**TASK DIRECTIONS:** Copy out each line of the material below that holds the string "code".

**DATA SHOWN:**
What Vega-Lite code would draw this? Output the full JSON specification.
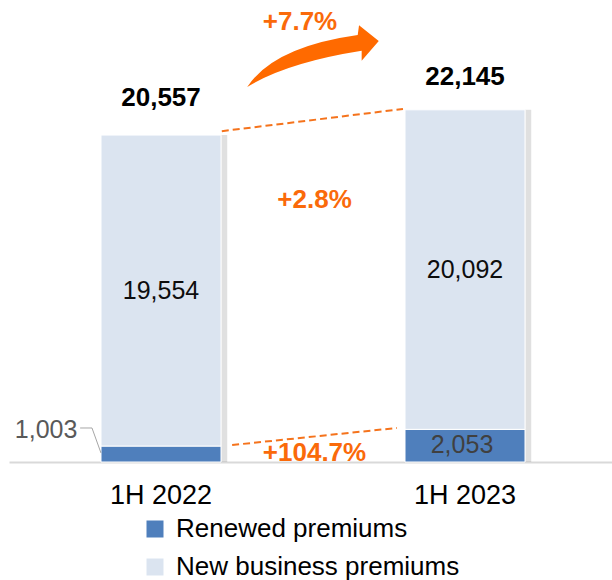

---

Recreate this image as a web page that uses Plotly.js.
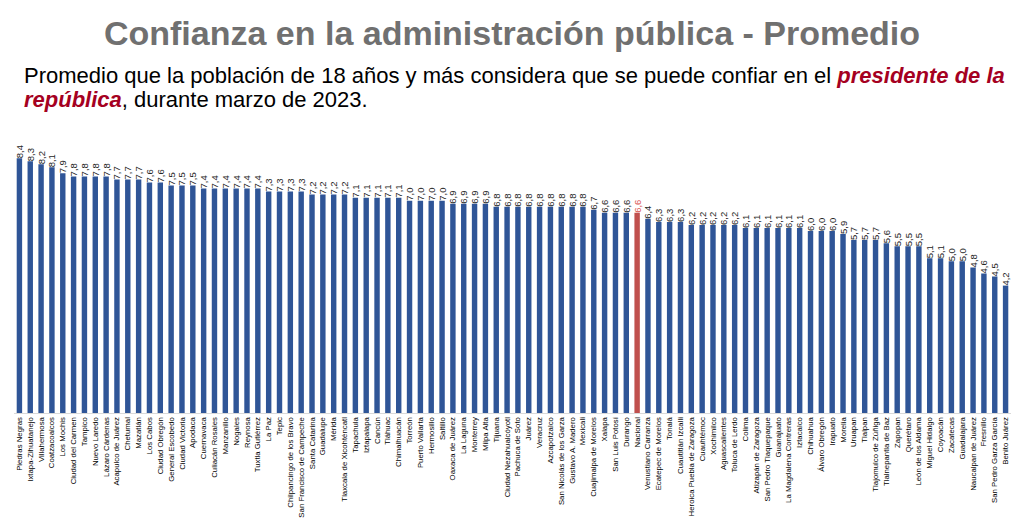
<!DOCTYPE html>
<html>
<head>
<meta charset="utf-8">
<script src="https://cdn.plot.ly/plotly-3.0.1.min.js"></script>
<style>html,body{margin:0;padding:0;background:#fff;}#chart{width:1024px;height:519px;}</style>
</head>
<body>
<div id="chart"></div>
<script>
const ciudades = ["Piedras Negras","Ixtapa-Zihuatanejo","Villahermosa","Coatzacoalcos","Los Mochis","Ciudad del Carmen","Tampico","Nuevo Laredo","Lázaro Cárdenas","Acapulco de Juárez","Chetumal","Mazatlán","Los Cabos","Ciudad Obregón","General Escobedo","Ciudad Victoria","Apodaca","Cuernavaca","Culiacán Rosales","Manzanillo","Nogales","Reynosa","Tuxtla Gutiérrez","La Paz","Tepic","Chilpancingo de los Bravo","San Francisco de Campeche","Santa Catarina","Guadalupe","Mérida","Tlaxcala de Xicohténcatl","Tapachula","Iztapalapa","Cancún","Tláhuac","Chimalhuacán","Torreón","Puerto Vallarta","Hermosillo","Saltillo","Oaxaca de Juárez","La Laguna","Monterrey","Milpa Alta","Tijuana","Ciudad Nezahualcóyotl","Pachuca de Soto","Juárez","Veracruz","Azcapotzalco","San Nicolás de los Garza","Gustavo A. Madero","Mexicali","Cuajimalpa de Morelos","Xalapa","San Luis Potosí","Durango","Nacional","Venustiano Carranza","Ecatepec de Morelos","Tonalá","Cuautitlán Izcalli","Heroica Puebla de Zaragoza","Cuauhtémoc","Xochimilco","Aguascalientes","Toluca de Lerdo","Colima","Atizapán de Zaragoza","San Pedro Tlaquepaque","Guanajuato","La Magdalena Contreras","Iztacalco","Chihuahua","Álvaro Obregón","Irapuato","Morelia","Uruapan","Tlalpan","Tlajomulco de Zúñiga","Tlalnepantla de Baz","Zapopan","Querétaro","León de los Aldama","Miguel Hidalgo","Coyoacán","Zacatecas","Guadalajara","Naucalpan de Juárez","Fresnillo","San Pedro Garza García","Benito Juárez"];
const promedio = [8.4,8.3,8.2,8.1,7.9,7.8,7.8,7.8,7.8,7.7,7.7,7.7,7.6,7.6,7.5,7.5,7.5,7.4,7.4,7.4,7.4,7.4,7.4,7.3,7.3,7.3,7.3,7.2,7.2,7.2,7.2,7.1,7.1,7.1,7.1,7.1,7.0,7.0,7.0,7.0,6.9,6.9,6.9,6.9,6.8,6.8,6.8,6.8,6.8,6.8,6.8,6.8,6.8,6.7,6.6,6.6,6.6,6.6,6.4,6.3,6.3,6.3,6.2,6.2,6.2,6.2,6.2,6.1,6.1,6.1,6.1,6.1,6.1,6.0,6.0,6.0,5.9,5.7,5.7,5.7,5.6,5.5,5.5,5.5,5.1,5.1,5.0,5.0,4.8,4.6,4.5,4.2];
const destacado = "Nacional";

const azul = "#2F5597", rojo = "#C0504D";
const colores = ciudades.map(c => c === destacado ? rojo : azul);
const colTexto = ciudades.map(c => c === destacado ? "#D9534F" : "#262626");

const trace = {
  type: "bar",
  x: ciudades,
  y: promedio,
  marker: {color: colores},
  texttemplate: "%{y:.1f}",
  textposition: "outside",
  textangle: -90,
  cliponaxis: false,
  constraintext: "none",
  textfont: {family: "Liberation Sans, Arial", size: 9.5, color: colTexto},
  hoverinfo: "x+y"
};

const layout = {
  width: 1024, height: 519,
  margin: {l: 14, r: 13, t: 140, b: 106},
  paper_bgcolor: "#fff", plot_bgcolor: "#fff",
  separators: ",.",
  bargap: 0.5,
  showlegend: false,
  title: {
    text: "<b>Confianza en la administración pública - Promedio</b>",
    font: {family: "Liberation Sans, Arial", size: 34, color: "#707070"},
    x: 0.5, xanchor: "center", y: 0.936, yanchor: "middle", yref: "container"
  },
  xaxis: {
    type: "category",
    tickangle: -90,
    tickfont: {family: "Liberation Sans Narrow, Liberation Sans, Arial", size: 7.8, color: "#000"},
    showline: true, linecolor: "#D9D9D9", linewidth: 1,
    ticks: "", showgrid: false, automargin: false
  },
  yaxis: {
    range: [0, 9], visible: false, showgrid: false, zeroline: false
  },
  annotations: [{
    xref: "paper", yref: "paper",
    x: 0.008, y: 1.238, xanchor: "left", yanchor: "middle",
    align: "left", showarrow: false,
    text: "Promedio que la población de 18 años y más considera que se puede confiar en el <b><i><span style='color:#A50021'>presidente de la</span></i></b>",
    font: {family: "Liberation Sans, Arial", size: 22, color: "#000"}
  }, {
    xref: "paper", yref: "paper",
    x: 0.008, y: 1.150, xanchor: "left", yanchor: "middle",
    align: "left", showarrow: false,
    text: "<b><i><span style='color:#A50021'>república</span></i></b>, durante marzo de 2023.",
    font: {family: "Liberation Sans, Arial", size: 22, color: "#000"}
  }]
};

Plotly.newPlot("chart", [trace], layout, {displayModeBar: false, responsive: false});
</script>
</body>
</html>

---

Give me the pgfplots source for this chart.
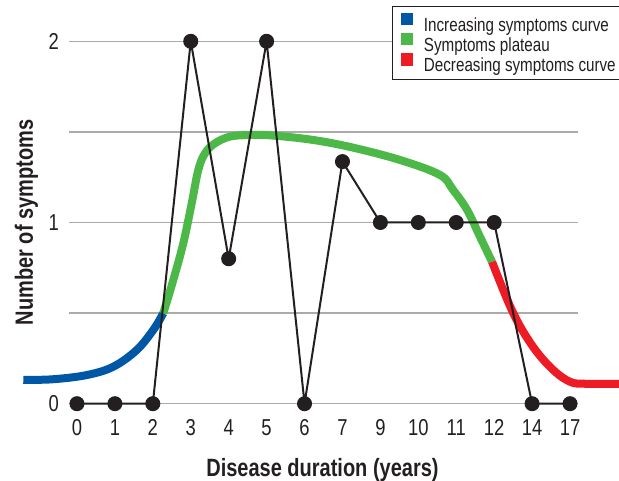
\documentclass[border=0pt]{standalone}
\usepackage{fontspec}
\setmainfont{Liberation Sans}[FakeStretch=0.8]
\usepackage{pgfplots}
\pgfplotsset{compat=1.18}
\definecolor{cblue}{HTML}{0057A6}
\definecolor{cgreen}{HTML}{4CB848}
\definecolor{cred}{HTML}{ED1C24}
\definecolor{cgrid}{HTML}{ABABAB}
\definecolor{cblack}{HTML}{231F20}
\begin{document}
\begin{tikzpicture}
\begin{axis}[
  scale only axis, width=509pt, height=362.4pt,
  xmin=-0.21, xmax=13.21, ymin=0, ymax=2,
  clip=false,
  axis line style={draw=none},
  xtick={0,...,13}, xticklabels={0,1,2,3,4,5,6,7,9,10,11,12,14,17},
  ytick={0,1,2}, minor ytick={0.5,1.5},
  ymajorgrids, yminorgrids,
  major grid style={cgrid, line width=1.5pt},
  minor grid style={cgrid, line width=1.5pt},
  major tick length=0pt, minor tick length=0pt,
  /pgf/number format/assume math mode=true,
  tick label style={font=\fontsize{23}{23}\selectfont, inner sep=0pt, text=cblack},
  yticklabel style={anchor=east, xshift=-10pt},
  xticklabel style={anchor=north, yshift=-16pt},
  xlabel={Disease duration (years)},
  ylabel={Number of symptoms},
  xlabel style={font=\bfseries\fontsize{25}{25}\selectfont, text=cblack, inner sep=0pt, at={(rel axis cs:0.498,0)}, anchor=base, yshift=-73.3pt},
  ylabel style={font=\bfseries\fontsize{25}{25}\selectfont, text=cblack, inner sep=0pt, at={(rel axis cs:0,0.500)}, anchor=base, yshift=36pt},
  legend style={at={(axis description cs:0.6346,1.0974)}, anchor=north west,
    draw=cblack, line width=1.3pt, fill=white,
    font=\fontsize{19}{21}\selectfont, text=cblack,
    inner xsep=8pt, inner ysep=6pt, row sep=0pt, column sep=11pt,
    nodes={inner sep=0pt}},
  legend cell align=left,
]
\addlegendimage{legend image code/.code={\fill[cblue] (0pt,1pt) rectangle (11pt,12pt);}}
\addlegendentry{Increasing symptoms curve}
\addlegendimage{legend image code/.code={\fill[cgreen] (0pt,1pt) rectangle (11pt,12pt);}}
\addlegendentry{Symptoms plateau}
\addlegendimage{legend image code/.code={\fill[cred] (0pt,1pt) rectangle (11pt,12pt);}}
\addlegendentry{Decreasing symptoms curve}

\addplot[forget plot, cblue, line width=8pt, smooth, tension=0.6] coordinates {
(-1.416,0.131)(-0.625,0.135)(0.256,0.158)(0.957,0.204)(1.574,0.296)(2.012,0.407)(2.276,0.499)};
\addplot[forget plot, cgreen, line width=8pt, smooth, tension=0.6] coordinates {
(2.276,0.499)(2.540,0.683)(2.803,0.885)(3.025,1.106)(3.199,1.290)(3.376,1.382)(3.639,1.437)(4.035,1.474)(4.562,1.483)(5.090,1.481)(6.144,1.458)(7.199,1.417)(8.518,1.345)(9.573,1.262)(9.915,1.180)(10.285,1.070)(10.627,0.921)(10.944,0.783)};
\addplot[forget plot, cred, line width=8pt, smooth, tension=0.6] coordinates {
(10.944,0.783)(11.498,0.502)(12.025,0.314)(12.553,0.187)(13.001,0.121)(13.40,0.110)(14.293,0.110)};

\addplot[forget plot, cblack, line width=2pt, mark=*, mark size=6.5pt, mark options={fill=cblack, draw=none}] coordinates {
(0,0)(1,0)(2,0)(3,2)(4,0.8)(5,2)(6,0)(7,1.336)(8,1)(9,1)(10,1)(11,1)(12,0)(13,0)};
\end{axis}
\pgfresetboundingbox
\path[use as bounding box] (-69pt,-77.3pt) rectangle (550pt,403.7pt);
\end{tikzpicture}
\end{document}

**TASK RESULT:**
What Vega-Lite code would draw this? Output the full JSON specification.
\addlegendimage{legend image code/.code={\fill[cblue] (0pt,1pt) rectangle (11pt,12pt);}}
\addlegendimage{legend image code/.code={\fill[cgreen] (0pt,1pt) rectangle (11pt,12pt);}}
\addlegendimage{legend image code/.code={\fill[cred] (0pt,1pt) rectangle (11pt,12pt);}}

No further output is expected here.